━━━ COLLECTED MATERIAL ━━━

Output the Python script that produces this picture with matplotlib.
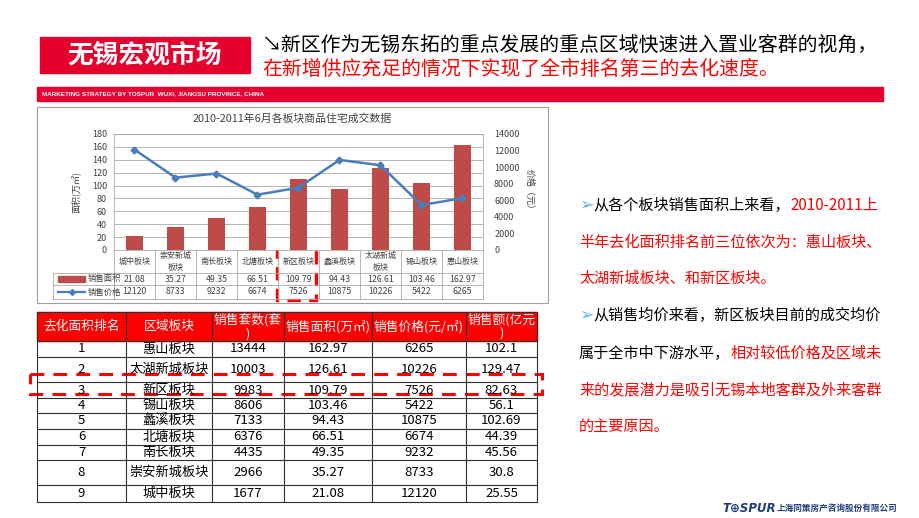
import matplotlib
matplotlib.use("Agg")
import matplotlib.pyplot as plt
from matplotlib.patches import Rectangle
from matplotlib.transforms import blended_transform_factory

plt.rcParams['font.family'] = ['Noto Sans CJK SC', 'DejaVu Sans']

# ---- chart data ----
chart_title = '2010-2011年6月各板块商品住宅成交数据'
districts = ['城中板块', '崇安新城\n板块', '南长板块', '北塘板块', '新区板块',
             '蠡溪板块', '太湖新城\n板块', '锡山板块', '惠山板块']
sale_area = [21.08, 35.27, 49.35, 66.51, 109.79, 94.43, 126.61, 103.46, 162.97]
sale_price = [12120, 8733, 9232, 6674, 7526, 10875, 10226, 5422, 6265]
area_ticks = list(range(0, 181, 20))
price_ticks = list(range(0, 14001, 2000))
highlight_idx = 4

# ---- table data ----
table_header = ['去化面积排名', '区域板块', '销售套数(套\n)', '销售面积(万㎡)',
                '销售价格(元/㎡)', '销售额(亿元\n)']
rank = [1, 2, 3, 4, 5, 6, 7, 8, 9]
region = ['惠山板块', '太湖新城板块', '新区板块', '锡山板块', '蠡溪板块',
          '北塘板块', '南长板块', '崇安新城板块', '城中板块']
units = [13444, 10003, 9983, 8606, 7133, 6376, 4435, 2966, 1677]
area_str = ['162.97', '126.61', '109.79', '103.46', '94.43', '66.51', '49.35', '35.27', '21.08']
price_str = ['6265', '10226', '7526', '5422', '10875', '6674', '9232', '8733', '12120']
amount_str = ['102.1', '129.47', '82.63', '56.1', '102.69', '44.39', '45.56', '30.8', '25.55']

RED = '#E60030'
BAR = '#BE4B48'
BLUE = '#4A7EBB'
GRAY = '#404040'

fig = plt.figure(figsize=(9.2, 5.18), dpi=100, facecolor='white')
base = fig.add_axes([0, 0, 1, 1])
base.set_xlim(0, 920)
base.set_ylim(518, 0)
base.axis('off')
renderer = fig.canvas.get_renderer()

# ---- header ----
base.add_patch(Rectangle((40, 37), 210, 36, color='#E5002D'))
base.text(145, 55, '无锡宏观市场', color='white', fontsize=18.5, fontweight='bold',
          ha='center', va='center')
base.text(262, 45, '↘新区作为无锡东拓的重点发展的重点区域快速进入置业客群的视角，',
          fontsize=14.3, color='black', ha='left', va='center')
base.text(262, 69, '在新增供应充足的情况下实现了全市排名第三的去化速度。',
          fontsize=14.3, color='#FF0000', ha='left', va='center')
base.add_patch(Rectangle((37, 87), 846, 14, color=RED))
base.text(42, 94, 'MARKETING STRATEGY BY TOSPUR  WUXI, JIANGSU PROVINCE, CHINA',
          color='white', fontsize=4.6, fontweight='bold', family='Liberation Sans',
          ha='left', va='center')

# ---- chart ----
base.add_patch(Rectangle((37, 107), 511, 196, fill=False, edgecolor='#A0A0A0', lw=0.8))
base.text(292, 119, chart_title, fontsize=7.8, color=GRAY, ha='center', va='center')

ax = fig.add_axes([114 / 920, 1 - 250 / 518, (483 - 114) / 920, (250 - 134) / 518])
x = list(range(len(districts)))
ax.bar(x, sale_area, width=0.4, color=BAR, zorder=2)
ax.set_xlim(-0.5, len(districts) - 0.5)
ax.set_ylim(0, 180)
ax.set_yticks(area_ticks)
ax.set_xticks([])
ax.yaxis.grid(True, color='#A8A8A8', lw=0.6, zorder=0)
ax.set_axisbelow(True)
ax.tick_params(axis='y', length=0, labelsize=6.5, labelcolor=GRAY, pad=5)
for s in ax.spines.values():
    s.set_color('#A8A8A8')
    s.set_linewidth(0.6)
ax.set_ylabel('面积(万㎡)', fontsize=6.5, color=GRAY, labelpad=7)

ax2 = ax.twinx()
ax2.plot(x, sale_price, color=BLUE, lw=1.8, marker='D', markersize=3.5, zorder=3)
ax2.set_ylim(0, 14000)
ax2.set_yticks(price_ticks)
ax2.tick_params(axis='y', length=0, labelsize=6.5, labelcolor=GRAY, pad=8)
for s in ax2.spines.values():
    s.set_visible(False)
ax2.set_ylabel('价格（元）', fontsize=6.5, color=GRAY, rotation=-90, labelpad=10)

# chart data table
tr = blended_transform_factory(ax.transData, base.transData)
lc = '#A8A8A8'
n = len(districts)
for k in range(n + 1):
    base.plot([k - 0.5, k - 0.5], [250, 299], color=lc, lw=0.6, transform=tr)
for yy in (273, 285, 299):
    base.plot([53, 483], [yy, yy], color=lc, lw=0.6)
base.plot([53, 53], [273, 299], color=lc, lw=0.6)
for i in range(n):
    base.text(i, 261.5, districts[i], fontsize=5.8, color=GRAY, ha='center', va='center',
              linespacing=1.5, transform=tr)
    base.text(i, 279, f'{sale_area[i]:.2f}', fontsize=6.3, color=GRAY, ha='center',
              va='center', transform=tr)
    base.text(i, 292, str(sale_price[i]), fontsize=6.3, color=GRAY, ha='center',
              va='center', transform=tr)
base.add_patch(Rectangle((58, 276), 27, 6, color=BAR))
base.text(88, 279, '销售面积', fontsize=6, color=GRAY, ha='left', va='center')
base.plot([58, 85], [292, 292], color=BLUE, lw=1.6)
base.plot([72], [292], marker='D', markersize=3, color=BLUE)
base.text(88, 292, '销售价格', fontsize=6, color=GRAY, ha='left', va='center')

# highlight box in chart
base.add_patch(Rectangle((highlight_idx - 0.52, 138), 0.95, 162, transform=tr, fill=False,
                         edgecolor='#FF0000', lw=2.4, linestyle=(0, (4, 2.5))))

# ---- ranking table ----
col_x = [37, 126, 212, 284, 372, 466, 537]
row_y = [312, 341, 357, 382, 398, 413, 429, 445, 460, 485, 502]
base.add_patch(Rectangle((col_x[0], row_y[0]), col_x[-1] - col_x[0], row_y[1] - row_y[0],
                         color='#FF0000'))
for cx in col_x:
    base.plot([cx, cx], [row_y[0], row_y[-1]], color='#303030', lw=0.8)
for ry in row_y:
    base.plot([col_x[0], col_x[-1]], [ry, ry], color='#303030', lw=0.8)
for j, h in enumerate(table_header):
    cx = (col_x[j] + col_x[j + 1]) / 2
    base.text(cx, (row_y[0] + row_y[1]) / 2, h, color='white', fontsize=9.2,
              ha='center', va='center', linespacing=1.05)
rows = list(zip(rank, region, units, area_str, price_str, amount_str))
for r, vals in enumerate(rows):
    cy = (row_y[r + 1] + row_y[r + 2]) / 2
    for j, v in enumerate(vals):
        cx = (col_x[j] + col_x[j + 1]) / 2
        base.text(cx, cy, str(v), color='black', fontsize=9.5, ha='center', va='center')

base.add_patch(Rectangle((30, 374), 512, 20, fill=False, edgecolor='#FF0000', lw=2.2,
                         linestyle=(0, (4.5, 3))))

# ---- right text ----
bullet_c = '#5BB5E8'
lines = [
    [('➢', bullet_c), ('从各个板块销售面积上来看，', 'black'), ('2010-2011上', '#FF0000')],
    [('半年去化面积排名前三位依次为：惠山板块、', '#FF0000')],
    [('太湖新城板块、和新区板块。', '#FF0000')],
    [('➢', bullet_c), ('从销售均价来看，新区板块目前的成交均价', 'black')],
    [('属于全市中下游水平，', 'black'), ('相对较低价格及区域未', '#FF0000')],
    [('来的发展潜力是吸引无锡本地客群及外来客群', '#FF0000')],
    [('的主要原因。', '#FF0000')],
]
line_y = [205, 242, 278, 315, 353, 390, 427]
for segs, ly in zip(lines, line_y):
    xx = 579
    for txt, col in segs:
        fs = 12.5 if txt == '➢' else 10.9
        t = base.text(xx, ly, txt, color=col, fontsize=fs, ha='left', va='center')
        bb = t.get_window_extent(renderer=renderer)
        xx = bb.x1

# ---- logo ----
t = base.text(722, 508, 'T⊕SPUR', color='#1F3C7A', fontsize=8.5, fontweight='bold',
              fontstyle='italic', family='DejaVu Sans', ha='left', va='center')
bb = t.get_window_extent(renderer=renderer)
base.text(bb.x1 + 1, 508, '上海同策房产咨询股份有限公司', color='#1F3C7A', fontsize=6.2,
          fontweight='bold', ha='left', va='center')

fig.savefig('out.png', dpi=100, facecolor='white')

━━━

*GOAL*: Gather and copy every line of the data in which the string "matplotlib" is found.

*FULL ANSWER*:
Output the Python script that produces this picture with matplotlib.
import matplotlib
matplotlib.use("Agg")
import matplotlib.pyplot as plt
from matplotlib.patches import Rectangle
from matplotlib.transforms import blended_transform_factory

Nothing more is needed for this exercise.